- Years active: 2011-
- Known for: Music, Composing

= John Ballinger (musician) =

American composer

John Ballinger is a composer and multi-instrumentalist based in Los Angeles. He has enjoyed a wide-ranging theatrical, film, recording and live performance career worldwide, having recorded, performed, and/or toured with Rufus Wainwright, Van Dyke Parks, Tituss Burgess, The Lyris Quartet, Tracy Bonham, Pato Banton, Moira Smiley, The Dreaming Ferns/Rebecca Jordan, and Grant Gershon/L.A. Master Chorale.

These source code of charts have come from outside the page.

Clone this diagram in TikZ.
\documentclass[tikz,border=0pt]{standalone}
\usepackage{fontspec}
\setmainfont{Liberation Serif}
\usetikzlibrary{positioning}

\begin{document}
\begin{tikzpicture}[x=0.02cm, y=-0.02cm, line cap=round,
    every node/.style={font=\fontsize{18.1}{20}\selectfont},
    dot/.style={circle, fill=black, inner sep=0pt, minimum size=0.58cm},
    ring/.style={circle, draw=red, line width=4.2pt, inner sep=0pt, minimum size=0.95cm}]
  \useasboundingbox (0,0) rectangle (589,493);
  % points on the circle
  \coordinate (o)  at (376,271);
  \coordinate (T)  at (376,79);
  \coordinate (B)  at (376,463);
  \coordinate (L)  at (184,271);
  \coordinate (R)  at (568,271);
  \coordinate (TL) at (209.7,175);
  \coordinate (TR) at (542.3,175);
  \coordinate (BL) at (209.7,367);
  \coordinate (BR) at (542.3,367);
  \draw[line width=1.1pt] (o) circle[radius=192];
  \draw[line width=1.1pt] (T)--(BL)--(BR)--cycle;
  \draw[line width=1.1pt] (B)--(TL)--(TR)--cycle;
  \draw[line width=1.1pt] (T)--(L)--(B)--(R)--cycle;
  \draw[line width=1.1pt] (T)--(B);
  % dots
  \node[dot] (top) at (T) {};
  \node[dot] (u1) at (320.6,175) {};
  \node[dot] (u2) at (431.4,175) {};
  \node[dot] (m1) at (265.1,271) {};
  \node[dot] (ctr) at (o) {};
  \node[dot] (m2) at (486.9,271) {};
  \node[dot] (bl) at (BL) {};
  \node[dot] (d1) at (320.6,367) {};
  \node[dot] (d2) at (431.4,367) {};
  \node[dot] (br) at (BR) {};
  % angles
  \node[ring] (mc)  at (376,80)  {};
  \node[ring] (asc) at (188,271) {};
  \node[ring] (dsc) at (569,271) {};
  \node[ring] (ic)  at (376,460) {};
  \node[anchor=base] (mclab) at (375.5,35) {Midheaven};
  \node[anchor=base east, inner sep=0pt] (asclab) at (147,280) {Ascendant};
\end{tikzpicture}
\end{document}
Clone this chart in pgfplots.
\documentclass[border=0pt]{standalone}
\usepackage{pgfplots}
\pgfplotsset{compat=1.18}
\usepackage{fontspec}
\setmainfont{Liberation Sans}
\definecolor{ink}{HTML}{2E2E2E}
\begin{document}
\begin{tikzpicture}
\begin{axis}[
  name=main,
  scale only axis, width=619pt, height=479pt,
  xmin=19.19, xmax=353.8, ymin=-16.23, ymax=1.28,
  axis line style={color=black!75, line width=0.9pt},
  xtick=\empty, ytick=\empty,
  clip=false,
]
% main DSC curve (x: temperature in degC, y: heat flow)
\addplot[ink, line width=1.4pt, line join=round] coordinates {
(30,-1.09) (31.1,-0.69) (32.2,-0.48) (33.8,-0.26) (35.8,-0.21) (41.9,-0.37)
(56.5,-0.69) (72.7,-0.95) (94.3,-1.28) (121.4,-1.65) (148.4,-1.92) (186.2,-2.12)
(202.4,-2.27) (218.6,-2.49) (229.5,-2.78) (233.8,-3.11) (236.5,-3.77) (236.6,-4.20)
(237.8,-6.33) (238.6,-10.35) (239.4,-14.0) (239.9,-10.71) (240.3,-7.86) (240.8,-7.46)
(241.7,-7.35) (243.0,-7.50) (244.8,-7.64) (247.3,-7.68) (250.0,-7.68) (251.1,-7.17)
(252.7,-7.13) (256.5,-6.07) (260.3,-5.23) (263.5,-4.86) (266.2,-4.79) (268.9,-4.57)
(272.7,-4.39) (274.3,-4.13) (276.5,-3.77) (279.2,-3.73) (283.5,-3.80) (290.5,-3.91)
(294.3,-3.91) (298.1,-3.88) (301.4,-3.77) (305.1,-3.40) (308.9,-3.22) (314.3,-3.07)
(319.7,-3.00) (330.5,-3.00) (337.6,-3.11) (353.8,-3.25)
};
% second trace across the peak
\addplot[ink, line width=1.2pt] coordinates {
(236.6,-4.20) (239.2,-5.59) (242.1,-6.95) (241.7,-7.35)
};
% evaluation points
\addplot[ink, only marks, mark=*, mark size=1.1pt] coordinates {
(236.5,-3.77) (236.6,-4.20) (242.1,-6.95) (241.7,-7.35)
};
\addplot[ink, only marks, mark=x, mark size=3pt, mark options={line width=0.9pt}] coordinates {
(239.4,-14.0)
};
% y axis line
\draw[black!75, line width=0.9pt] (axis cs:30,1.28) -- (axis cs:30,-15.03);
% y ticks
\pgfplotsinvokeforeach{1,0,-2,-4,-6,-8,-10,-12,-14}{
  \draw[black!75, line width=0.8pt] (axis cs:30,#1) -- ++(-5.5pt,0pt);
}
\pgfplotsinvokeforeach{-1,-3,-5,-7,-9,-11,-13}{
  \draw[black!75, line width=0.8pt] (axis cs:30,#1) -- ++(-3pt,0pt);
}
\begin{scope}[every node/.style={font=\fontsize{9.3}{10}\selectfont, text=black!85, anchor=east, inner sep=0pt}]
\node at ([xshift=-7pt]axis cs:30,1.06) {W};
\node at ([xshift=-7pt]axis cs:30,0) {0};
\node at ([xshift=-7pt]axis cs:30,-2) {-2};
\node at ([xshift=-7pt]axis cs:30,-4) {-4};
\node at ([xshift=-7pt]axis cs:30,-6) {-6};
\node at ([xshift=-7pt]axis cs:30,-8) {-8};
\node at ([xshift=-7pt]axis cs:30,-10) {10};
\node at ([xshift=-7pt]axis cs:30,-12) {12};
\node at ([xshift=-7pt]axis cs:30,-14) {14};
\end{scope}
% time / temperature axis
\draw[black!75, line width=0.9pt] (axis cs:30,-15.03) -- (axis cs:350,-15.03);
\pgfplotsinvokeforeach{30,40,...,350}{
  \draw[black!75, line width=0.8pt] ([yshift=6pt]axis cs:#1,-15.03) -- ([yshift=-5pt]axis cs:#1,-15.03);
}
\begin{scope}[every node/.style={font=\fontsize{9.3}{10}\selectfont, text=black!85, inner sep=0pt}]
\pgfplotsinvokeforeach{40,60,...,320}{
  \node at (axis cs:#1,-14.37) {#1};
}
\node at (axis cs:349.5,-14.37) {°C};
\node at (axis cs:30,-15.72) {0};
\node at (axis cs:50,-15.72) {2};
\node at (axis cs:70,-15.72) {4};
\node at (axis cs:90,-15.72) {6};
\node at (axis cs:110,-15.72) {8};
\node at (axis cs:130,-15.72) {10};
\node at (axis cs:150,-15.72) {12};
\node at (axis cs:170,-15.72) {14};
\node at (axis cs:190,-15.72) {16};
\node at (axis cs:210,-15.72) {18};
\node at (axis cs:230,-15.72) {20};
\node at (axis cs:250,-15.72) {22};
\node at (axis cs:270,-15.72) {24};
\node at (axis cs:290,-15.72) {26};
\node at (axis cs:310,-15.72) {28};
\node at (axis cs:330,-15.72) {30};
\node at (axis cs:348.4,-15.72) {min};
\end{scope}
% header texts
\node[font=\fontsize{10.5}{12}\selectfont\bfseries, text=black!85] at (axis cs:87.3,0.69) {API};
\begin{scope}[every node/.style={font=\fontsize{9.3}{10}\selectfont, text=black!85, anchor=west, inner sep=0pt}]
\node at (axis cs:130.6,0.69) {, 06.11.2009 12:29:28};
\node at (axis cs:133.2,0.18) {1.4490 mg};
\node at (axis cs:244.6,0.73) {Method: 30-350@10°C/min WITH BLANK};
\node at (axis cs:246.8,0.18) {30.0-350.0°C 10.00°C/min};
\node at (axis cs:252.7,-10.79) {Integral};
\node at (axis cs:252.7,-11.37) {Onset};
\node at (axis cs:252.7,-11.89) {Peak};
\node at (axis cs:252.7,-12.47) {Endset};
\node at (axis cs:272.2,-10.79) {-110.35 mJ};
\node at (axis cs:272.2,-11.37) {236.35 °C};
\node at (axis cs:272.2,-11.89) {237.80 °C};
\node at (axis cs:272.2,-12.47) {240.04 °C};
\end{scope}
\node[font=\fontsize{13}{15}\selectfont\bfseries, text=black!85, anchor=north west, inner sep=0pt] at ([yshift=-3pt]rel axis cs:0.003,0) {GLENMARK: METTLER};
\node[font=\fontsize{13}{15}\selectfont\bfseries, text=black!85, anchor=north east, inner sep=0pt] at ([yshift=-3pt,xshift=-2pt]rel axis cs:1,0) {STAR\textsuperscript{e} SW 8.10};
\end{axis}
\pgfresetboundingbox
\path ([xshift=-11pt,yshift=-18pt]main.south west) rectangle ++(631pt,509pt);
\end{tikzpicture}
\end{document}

Ballinger earned his BFA in music composition from California Institute of the Arts, where he studied privately with Arnold Schoenberg protégé Leonard Stein, Mel Powell, and Rand Steiger. He earned his Master of Music degree in Commercial Music Composition from CSULA studying with Steve Wight and Ross Levinson.

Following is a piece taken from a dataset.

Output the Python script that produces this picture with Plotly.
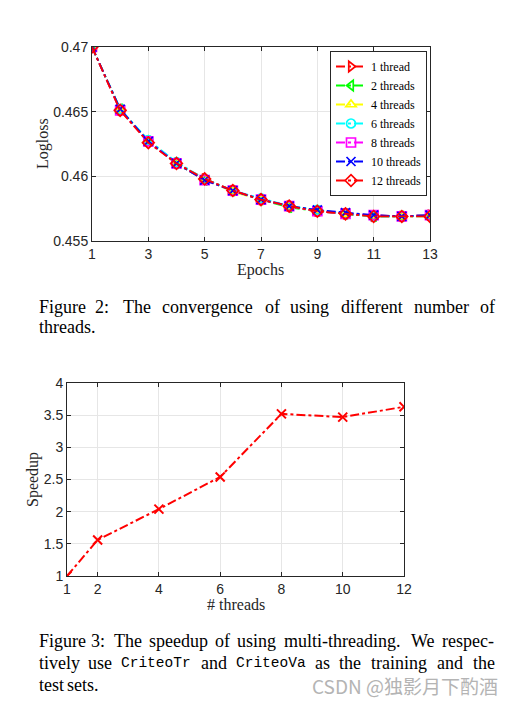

He recently composed the original score and songs for the independent feature film Life Support, written and directed by Larry Clarke and is currently arranging, producing, and performing on Susannah Blinkoff's album "Girl Gone Wilder" which is a collection of songs by Alec Wilder.

Ballinger was nominated for a 2015 Ovation Award for Best Musical Direction for his work on The Behavior of Broadus with the Sacred Fools Theater Company.